A writer I worked with 40 plus years ago recently sent these puns to me. It’s amazing how you can keep in touch with someone for so many years now because of the internet. Thank you Walter Salm for putting a smile on my face.

1) The fattest knight at King Arthur’s round table was Sir Cumference. He acquired his size from too much pi. 

2) I thought I saw an eye doctor on an Alaskan island, but it turned out to be an optical Aleutian.

3) She was only a whisky maker, but he loved her still. 

4) A rubber-band pistol was confiscated from algebra class because it was a weapon of math disruption. 

5) No matter how much you push the envelope, it will still be stationery. 

6) A dog that gave birth to puppies near the road was cited for littering. 

7) A grenade thrown into a kitchen in France resulted in linoleum blown apart. 

8) Two silk worms had a race and ended up in a tie. 

9) A hole in the wall was found at a the nudist camp and police are looking into it. 

10) Time flies like an arrow, while fruit flies like a banana. 

11) Atheism is a non-prophet organization. 

12) Two hats hung on a hat rack in the hallway. One hat said to the other, “You stay here. I’ll go on a head.” 

13) I wondered why the baseball kept getting bigger. Then it hit me! 

 
14) A sign on the front lawn at a drug rehab center: “Keep off the grass.” 

15) The midget fortune-teller who escaped from prison was a small medium at large. 

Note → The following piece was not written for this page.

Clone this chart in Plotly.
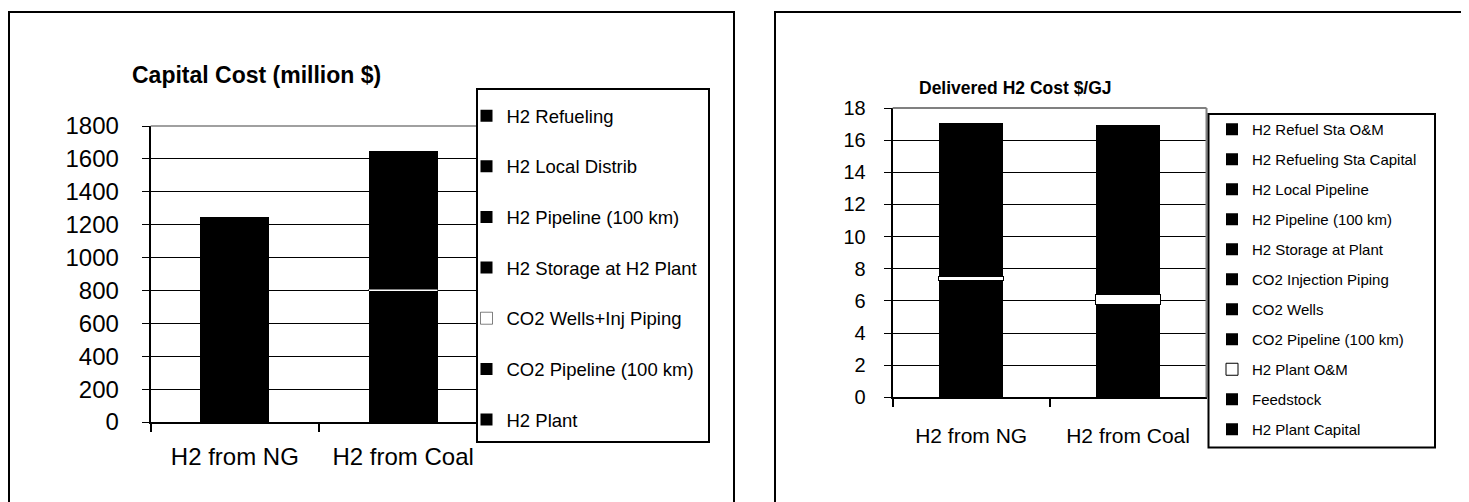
import plotly.graph_objects as go

W, H = 1469, 502
OFF = 8  # page body margin offset


def PX(x):
    return (x - OFF) / W


def PY(y):
    return 1 - (y - OFF) / H


# ---------------- data ----------------
categories = ["H2 from NG", "H2 from Coal"]

# Capital Cost (million $), bottom -> top of stack
cap_series = ["H2 Plant", "CO2 Pipeline (100 km)", "CO2 Wells+Inj Piping",
              "H2 Storage at H2 Plant", "H2 Pipeline (100 km)", "H2 Local Distrib",
              "H2 Refueling"]
cap_ng = [422, 0, 0, 22, 100, 200, 500]
cap_coal = [728, 67, 11, 42, 100, 200, 500]
cap_colors = ["black", "black", "white", "black", "black", "black", "black"]
cap_ticks = [0, 200, 400, 600, 800, 1000, 1200, 1400, 1600, 1800]

# Delivered H2 Cost $/GJ, bottom -> top of stack
cost_series = ["H2 Plant Capital", "Feedstock", "H2 Plant O&M", "CO2 Pipeline (100 km)",
               "CO2 Wells", "CO2 Injection Piping", "H2 Storage at Plant",
               "H2 Pipeline (100 km)", "H2 Local Pipeline", "H2 Refueling Sta Capital",
               "H2 Refuel Sta O&M"]
cost_ng = [2.43, 4.81, 0.25, 0, 0, 0, 0.3, 0.6, 1.8, 4.6, 2.26]
cost_coal = [4.29, 1.46, 0.62, 0.25, 0.1, 0.05, 0.6, 0.6, 1.8, 4.6, 2.56]
cost_colors = ["black", "black", "white", "black", "black", "black", "black",
               "black", "black", "black", "black"]
cost_ticks = [0, 2, 4, 6, 8, 10, 12, 14, 16, 18]

FONT = "Arial, Liberation Sans, sans-serif"

fig = go.Figure()

n1 = len(cap_series)
for i, name in enumerate(cap_series):
    white = cap_colors[i] == "white"
    fig.add_trace(go.Bar(
        x=categories, y=[cap_ng[i], cap_coal[i]], name=name,
        marker=dict(color=cap_colors[i],
                    line=dict(color="black", width=0.5 if white else 0)),
        xaxis="x", yaxis="y", legend="legend", legendgroup="c%d" % i,
        legendrank=100 + (n1 - i),
    ))

n2 = len(cost_series)
for i, name in enumerate(cost_series):
    white = cost_colors[i] == "white"
    fig.add_trace(go.Bar(
        x=categories, y=[cost_ng[i], cost_coal[i]], name=name,
        marker=dict(color=cost_colors[i],
                    line=dict(color="black", width=1 if white else 0)),
        xaxis="x2", yaxis="y2", legend="legend2", legendgroup="d%d" % i,
        legendrank=100 + (n2 - i),
    ))

axis_common = dict(showline=True, linecolor="black", zeroline=False, color="black",
                   automargin=False, fixedrange=True)

fig.update_layout(
    template="none",
    width=W, height=H,
    margin=dict(l=0, r=0, t=0, b=0, pad=0, autoexpand=False),
    paper_bgcolor="white", plot_bgcolor="white",
    barmode="stack", bargap=0.59,
    showlegend=True,
    font=dict(family=FONT, color="black"),
    xaxis=dict(domain=[PX(150.7), PX(487.3)], anchor="y", type="category",
               tickson="boundaries", ticks="outside", ticklen=8, tickwidth=2,
               tickcolor="black", linewidth=2, showgrid=False,
               tickfont=dict(size=24, family=FONT), ticklabelstandoff=12,
               **axis_common),
    yaxis=dict(domain=[PY(422), PY(126)], anchor="x", range=[0, 1800],
               tickvals=cap_ticks, ticks="outside", ticklen=7, tickwidth=1,
               tickcolor="black", linewidth=2, showgrid=True, gridcolor="black",
               gridwidth=1, tickfont=dict(size=24, family=FONT),
               ticklabelstandoff=18, **axis_common),
    xaxis2=dict(domain=[PX(892.7), PX(1206.5)], anchor="y2", type="category",
                tickson="boundaries", ticks="outside", ticklen=8, tickwidth=2,
                tickcolor="black", linewidth=2, showgrid=False,
                tickfont=dict(size=21, family=FONT), ticklabelstandoff=18,
                **axis_common),
    yaxis2=dict(domain=[PY(397.3), PY(108)], anchor="x2", range=[0, 18],
                tickvals=cost_ticks, ticks="outside", ticklen=7, tickwidth=1,
                tickcolor="black", linewidth=2, showgrid=True, gridcolor="black",
                gridwidth=1, tickfont=dict(size=20, family=FONT),
                ticklabelstandoff=14, **axis_common),
    legend=dict(x=PX(466.5), y=PY(97.1), xanchor="left", yanchor="top",
                bgcolor="rgba(0,0,0,0)", borderwidth=0,
                font=dict(size=18.5, family=FONT, color="black"),
                traceorder="grouped", tracegroupgap=23.6),
    legend2=dict(x=PX(1212), y=PY(113), xanchor="left", yanchor="top",
                 bgcolor="rgba(0,0,0,0)", borderwidth=0,
                 font=dict(size=15, family=FONT, color="black"),
                 traceorder="grouped", tracegroupgap=7.5),
)

shapes = [
    # outer chart frames
    dict(type="rect", xref="paper", yref="paper", x0=PX(9), x1=PX(734),
         y0=PY(530), y1=PY(12), line=dict(color="black", width=2), layer="above"),
    dict(type="rect", xref="paper", yref="paper", x0=PX(775), x1=PX(1463.5),
         y0=PY(530), y1=PY(12), line=dict(color="black", width=2), layer="above"),
    # grey plot-area borders (top / right)
    dict(type="line", xref="paper", yref="paper", x0=PX(150.7), x1=PX(487.3),
         y0=PY(126), y1=PY(126), line=dict(color="#808080", width=1.5), layer="above"),
    dict(type="line", xref="paper", yref="paper", x0=PX(892.7), x1=PX(1206.5),
         y0=PY(108), y1=PY(108), line=dict(color="#808080", width=2), layer="above"),
    dict(type="line", xref="paper", yref="paper", x0=PX(1206.5), x1=PX(1206.5),
         y0=PY(397.3), y1=PY(108), line=dict(color="#808080", width=2), layer="above"),
    # legend boxes
    dict(type="rect", xref="paper", yref="paper", x0=PX(477), x1=PX(709),
         y0=PY(442), y1=PY(89), fillcolor="white",
         line=dict(color="black", width=2), layer="above"),
    dict(type="rect", xref="paper", yref="paper", x0=PX(1208.5), x1=PX(1435),
         y0=PY(447.5), y1=PY(114), fillcolor="white",
         line=dict(color="black", width=2), layer="above"),
]
fig.update_layout(shapes=shapes)

fig.add_annotation(text="<b>Capital Cost (million $)</b>", xref="paper", yref="paper",
                   x=PX(257), y=PY(75), xanchor="center", yanchor="middle",
                   showarrow=False, font=dict(size=23, family=FONT, color="black"))
fig.add_annotation(text="<b>Delivered H2 Cost $/GJ</b>", xref="paper", yref="paper",
                   x=PX(1015.5), y=PY(88), xanchor="center", yanchor="middle",
                   showarrow=False, font=dict(size=17.5, family=FONT, color="black"))

fig.write_html("out.html")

16) The soldier who survived mustard gas and pepper spray is now a seasoned veteran. 

17) A backward poet writes inverse. 

18) In a democracy, it’s your vote that counts. In feudalism, it’s your count that votes. 

19) When cannibals ate a missionary, they got a taste of religion. 

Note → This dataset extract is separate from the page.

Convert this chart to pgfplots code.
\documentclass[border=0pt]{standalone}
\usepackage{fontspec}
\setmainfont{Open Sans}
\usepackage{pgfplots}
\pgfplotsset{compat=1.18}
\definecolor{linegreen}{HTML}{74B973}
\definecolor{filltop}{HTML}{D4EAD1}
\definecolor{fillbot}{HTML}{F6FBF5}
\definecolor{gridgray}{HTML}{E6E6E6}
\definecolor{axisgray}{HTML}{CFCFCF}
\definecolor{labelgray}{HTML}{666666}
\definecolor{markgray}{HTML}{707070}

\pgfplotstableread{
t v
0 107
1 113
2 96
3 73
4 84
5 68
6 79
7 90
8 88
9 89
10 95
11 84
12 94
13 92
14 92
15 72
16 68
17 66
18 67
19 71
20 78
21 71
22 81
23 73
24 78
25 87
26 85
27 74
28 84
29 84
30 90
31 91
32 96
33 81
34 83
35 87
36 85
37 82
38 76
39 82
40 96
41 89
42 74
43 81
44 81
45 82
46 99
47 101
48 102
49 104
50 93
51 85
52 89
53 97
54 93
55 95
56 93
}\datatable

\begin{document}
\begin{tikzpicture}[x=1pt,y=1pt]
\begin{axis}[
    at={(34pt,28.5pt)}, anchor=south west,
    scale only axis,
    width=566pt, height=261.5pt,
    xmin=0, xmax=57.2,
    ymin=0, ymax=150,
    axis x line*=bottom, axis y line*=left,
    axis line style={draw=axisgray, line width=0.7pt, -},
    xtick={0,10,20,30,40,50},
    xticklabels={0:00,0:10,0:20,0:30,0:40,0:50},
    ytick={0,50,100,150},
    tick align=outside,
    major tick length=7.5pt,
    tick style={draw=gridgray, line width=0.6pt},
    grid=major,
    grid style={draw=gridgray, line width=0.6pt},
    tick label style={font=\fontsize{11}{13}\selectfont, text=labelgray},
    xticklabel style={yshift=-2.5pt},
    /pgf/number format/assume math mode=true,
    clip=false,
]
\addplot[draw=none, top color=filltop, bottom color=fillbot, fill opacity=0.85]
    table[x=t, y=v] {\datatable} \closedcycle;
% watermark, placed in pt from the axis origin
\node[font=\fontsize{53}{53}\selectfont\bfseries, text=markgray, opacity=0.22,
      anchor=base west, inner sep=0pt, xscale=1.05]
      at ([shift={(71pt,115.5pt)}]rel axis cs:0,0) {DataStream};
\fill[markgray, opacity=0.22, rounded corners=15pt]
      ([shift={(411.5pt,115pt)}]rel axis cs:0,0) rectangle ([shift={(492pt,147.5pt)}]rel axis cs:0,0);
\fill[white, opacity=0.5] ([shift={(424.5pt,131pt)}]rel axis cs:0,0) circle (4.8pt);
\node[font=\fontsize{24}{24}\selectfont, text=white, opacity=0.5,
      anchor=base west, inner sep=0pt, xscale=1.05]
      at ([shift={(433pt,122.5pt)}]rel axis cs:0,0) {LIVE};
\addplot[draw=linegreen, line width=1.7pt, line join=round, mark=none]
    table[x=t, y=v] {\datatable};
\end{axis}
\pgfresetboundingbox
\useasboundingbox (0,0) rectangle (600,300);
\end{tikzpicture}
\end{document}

20) If you jumped off the bridge in Paris, you’d be in Seine. 

21) A vulture carrying two dead raccoons boarded an airplane. The flight attendant looked at him and said, “Sorry, sir, only one carrion allowed per passenger.”

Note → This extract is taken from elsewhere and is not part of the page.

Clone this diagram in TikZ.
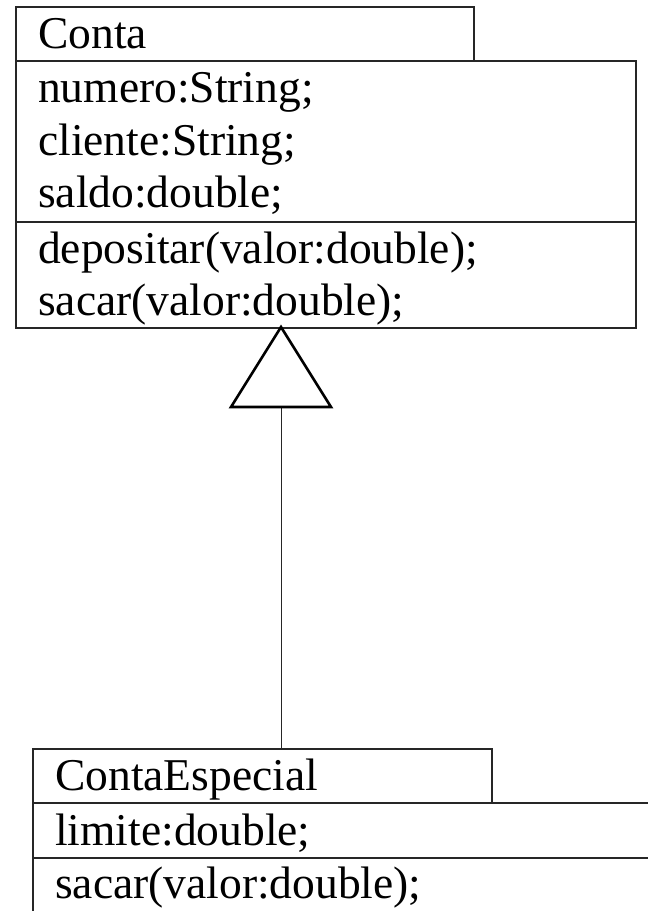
\documentclass[tikz,border=0pt]{standalone}
\usepackage{fontspec}
\setmainfont{Liberation Serif}
\begin{document}
\begin{tikzpicture}[x=1pt,y=-1pt,
  box/.style={draw=black!85,line width=1.1pt,anchor=north west,inner sep=0pt,outer sep=0pt},
  txt/.style={anchor=base west,inner sep=0pt,font=\fontsize{45.5}{50}\selectfont},
  gen/.style={draw=black!85,line width=1pt},
  genhead/.style={draw=black,line width=2.6pt,line join=miter,fill=white}]
\clip (0,0) rectangle (648,911);
% Conta
\node[box,minimum width=458pt,minimum height=54pt] (cH) at (16,7) {};
\node[box,minimum width=620pt,minimum height=161pt] (cA) at (16,61) {};
\node[box,minimum width=620pt,minimum height=106pt] (cM) at (16,222) {};
\node[txt] (t1) at (38,48) {Conta};
\node[txt] (t2) at (38,102) {numero:String;};
\node[txt] (t3) at (38,155) {cliente:String;};
\node[txt] (t4) at (38,207) {saldo:double;};
\node[txt] (t5) at (38,263) {depositar(valor:double);};
\node[txt] (t6) at (38,315) {sacar(valor:double);};
% ContaEspecial
\node[box,minimum width=459pt,minimum height=54pt] (eH) at (33,749) {};
\node[box,minimum width=660pt,minimum height=55pt] (eA) at (33,803) {};
\node[box,minimum width=660pt,minimum height=80pt] (eM) at (33,858) {};
\node[txt] (u1) at (55,790) {ContaEspecial};
\node[txt] (u2) at (55,845) {limite:double;};
\node[txt] (u3) at (55,898) {sacar(valor:double);};
% generalization
\coordinate (apex) at (281,327);
\coordinate (base) at (281,407);
\draw[gen] (eH.north -| base) -- (base);
\draw[genhead] (apex) -- ([xshift=-50pt]base) -- ([xshift=50pt]base) -- cycle;
\end{tikzpicture}
\end{document}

22) Two fish swim into a concrete wall. One turns to the other and says, “Dam!”

23) Two Eskimos sitting in a kayak were chilly, so they lit a fire inthe craft. Not surprisingly, it sank, proving that you can’t have your kayak and heat it too. 

24) Two hydrogen atoms met. One said, “I’ve lost my electron.” The other said, “Are you sure?” The first atom replied, “Yes, I’m positive.”

25) Someone sent ten puns to friends, hoping at least one of the puns would make them laugh. No pun in ten did.